REQUIREMENTS> Output the material below unchanged, apart from leaving out the pictures.

MATERIAL PROVIDED>
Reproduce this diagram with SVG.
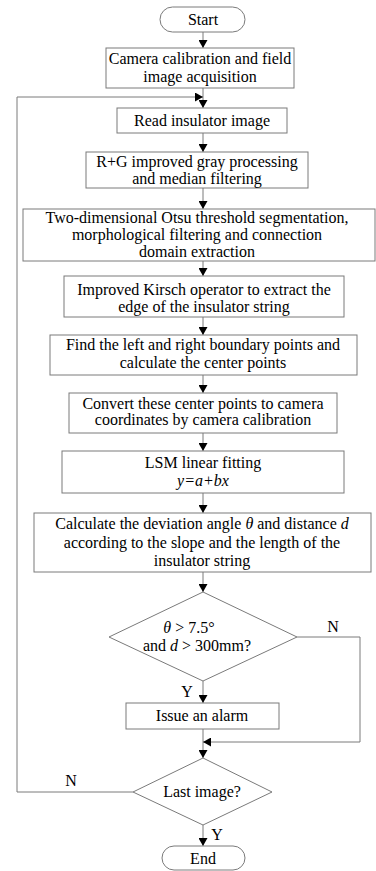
<svg xmlns="http://www.w3.org/2000/svg" width="376" height="871" viewBox="0 0 376 871">
<style>
.box{fill:#fff;stroke:#7a7a7a;stroke-width:1}
.ln{fill:none;stroke:#7a7a7a;stroke-width:1}
text{font-family:"Liberation Serif","Times New Roman",serif;font-size:16px;fill:#000;text-anchor:middle}
.it{font-style:italic}
</style>
<defs>
<marker id="ah" viewBox="0 0 8 9" refX="8" refY="4.5" markerWidth="8" markerHeight="9" orient="auto" markerUnits="userSpaceOnUse">
<path d="M0,0 L8,4.5 L0,9 z" fill="#000"/>
</marker>
</defs>
<rect width="376" height="871" fill="#fff"/>
<g id="connectors">
<line class="ln" x1="203" y1="32" x2="203" y2="48" marker-end="url(#ah)"/>
<line class="ln" x1="203" y1="88" x2="203" y2="108" marker-end="url(#ah)"/>
<line class="ln" x1="203" y1="133" x2="203" y2="152" marker-end="url(#ah)"/>
<line class="ln" x1="203" y1="188" x2="203" y2="209" marker-end="url(#ah)"/>
<line class="ln" x1="203" y1="261" x2="203" y2="276" marker-end="url(#ah)"/>
<line class="ln" x1="203" y1="317" x2="203" y2="335" marker-end="url(#ah)"/>
<line class="ln" x1="203" y1="375" x2="203" y2="393" marker-end="url(#ah)"/>
<line class="ln" x1="203" y1="433" x2="203" y2="451" marker-end="url(#ah)"/>
<line class="ln" x1="203" y1="493" x2="203" y2="513" marker-end="url(#ah)"/>
<line class="ln" x1="203" y1="572" x2="203" y2="592" marker-end="url(#ah)"/>
<line class="ln" x1="203" y1="681" x2="203" y2="703" marker-end="url(#ah)"/>
<line class="ln" x1="203" y1="729" x2="203" y2="758" marker-end="url(#ah)"/>
<polyline class="ln" points="297,637 360,637 360,742 203,742" marker-end="url(#ah)"/>
<polyline class="ln" points="133,792 17,792 17,97 203,97" marker-end="url(#ah)"/>
<line class="ln" x1="203" y1="825" x2="203" y2="846" marker-end="url(#ah)"/>
<text x="333" y="632">N</text>
<text x="187" y="697">Y</text>
<text x="71" y="786">N</text>
<text x="217" y="840">Y</text>
</g>
<g id="start">
<rect class="box" x="160" y="7" width="85" height="25" rx="12.5"/>
<text x="203" y="25">Start</text>
</g>
<g id="camera">
<rect class="box" x="106" y="48" width="188" height="40"/>
<text x="200" y="64">Camera calibration and field</text>
<text x="200" y="82">image acquisition</text>
</g>
<g id="read">
<rect class="box" x="117" y="108" width="170" height="25"/>
<text x="202" y="126">Read insulator image</text>
</g>
<g id="gray">
<rect class="box" x="86" y="152" width="222" height="36"/>
<text x="197" y="167">R+G improved gray processing</text>
<text x="197" y="184">and median filtering</text>
</g>
<g id="otsu">
<rect class="box" x="23" y="209" width="352" height="52"/>
<text x="197" y="223">Two-dimensional Otsu threshold segmentation,</text>
<text x="197" y="240">morphological filtering and connection</text>
<text x="197" y="257">domain extraction</text>
</g>
<g id="kirsch">
<rect class="box" x="64" y="276" width="280" height="41"/>
<text x="204" y="295">Improved Kirsch operator to extract the</text>
<text x="204" y="312">edge of the insulator string</text>
</g>
<g id="find">
<rect class="box" x="50" y="335" width="307" height="40"/>
<text x="203" y="350">Find the left and right boundary points and</text>
<text x="203" y="368">calculate the center points</text>
</g>
<g id="convert">
<rect class="box" x="69" y="393" width="268" height="40"/>
<text x="203" y="409">Convert these center points to camera</text>
<text x="203" y="425">coordinates by camera calibration</text>
</g>
<g id="lsm">
<rect class="box" x="62" y="451" width="282" height="42"/>
<text x="203" y="468">LSM linear fitting</text>
<text x="203" y="486" class="it">y=a+bx</text>
</g>
<g id="calc">
<rect class="box" x="34" y="513" width="337" height="59"/>
<text x="202" y="529">Calculate the deviation angle <tspan class="it">θ</tspan> and distance <tspan class="it">d</tspan></text>
<text x="202" y="548">according to the slope and the length of the</text>
<text x="202" y="566">insulator string</text>
</g>
<g id="decision1">
<polygon class="box" points="203,592 297,637 203,681 109,637"/>
<text x="189" y="633"><tspan class="it">θ</tspan> &gt; 7.5°</text>
<text x="197" y="651">and <tspan class="it">d</tspan> &gt; 300mm?</text>
</g>
<g id="alarm">
<rect class="box" x="126" y="703" width="153" height="26"/>
<text x="202" y="721">Issue an alarm</text>
</g>
<g id="decision2">
<polygon class="box" points="203,758 272,792 203,825 133,792"/>
<text x="202" y="797">Last image?</text>
</g>
<g id="end">
<rect class="box" x="162" y="846" width="83" height="24" rx="12"/>
<text x="203" y="864">End</text>
</g>
</svg>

TASK SOLUTION>
Reproduce this diagram with SVG.
<svg xmlns="http://www.w3.org/2000/svg" width="376" height="871" viewBox="0 0 376 871">
<style>
.box{fill:#fff;stroke:#7a7a7a;stroke-width:1}
.ln{fill:none;stroke:#7a7a7a;stroke-width:1}
text{font-family:"Liberation Serif","Times New Roman",serif;font-size:16px;fill:#000;text-anchor:middle}
.it{font-style:italic}
</style>
<defs>
<marker id="ah" viewBox="0 0 8 9" refX="8" refY="4.5" markerWidth="8" markerHeight="9" orient="auto" markerUnits="userSpaceOnUse">
<path d="M0,0 L8,4.5 L0,9 z" fill="#000"/>
</marker>
</defs>
<rect width="376" height="871" fill="#fff"/>
<g id="connectors">
<line class="ln" x1="203" y1="32" x2="203" y2="48" marker-end="url(#ah)"/>
<line class="ln" x1="203" y1="88" x2="203" y2="108" marker-end="url(#ah)"/>
<line class="ln" x1="203" y1="133" x2="203" y2="152" marker-end="url(#ah)"/>
<line class="ln" x1="203" y1="188" x2="203" y2="209" marker-end="url(#ah)"/>
<line class="ln" x1="203" y1="261" x2="203" y2="276" marker-end="url(#ah)"/>
<line class="ln" x1="203" y1="317" x2="203" y2="335" marker-end="url(#ah)"/>
<line class="ln" x1="203" y1="375" x2="203" y2="393" marker-end="url(#ah)"/>
<line class="ln" x1="203" y1="433" x2="203" y2="451" marker-end="url(#ah)"/>
<line class="ln" x1="203" y1="493" x2="203" y2="513" marker-end="url(#ah)"/>
<line class="ln" x1="203" y1="572" x2="203" y2="592" marker-end="url(#ah)"/>
<line class="ln" x1="203" y1="681" x2="203" y2="703" marker-end="url(#ah)"/>
<line class="ln" x1="203" y1="729" x2="203" y2="758" marker-end="url(#ah)"/>
<polyline class="ln" points="297,637 360,637 360,742 203,742" marker-end="url(#ah)"/>
<polyline class="ln" points="133,792 17,792 17,97 203,97" marker-end="url(#ah)"/>
<line class="ln" x1="203" y1="825" x2="203" y2="846" marker-end="url(#ah)"/>
<text x="333" y="632">N</text>
<text x="187" y="697">Y</text>
<text x="71" y="786">N</text>
<text x="217" y="840">Y</text>
</g>
<g id="start">
<rect class="box" x="160" y="7" width="85" height="25" rx="12.5"/>
<text x="203" y="25">Start</text>
</g>
<g id="camera">
<rect class="box" x="106" y="48" width="188" height="40"/>
<text x="200" y="64">Camera calibration and field</text>
<text x="200" y="82">image acquisition</text>
</g>
<g id="read">
<rect class="box" x="117" y="108" width="170" height="25"/>
<text x="202" y="126">Read insulator image</text>
</g>
<g id="gray">
<rect class="box" x="86" y="152" width="222" height="36"/>
<text x="197" y="167">R+G improved gray processing</text>
<text x="197" y="184">and median filtering</text>
</g>
<g id="otsu">
<rect class="box" x="23" y="209" width="352" height="52"/>
<text x="197" y="223">Two-dimensional Otsu threshold segmentation,</text>
<text x="197" y="240">morphological filtering and connection</text>
<text x="197" y="257">domain extraction</text>
</g>
<g id="kirsch">
<rect class="box" x="64" y="276" width="280" height="41"/>
<text x="204" y="295">Improved Kirsch operator to extract the</text>
<text x="204" y="312">edge of the insulator string</text>
</g>
<g id="find">
<rect class="box" x="50" y="335" width="307" height="40"/>
<text x="203" y="350">Find the left and right boundary points and</text>
<text x="203" y="368">calculate the center points</text>
</g>
<g id="convert">
<rect class="box" x="69" y="393" width="268" height="40"/>
<text x="203" y="409">Convert these center points to camera</text>
<text x="203" y="425">coordinates by camera calibration</text>
</g>
<g id="lsm">
<rect class="box" x="62" y="451" width="282" height="42"/>
<text x="203" y="468">LSM linear fitting</text>
<text x="203" y="486" class="it">y=a+bx</text>
</g>
<g id="calc">
<rect class="box" x="34" y="513" width="337" height="59"/>
<text x="202" y="529">Calculate the deviation angle <tspan class="it">θ</tspan> and distance <tspan class="it">d</tspan></text>
<text x="202" y="548">according to the slope and the length of the</text>
<text x="202" y="566">insulator string</text>
</g>
<g id="decision1">
<polygon class="box" points="203,592 297,637 203,681 109,637"/>
<text x="189" y="633"><tspan class="it">θ</tspan> &gt; 7.5°</text>
<text x="197" y="651">and <tspan class="it">d</tspan> &gt; 300mm?</text>
</g>
<g id="alarm">
<rect class="box" x="126" y="703" width="153" height="26"/>
<text x="202" y="721">Issue an alarm</text>
</g>
<g id="decision2">
<polygon class="box" points="203,758 272,792 203,825 133,792"/>
<text x="202" y="797">Last image?</text>
</g>
<g id="end">
<rect class="box" x="162" y="846" width="83" height="24" rx="12"/>
<text x="203" y="864">End</text>
</g>
</svg>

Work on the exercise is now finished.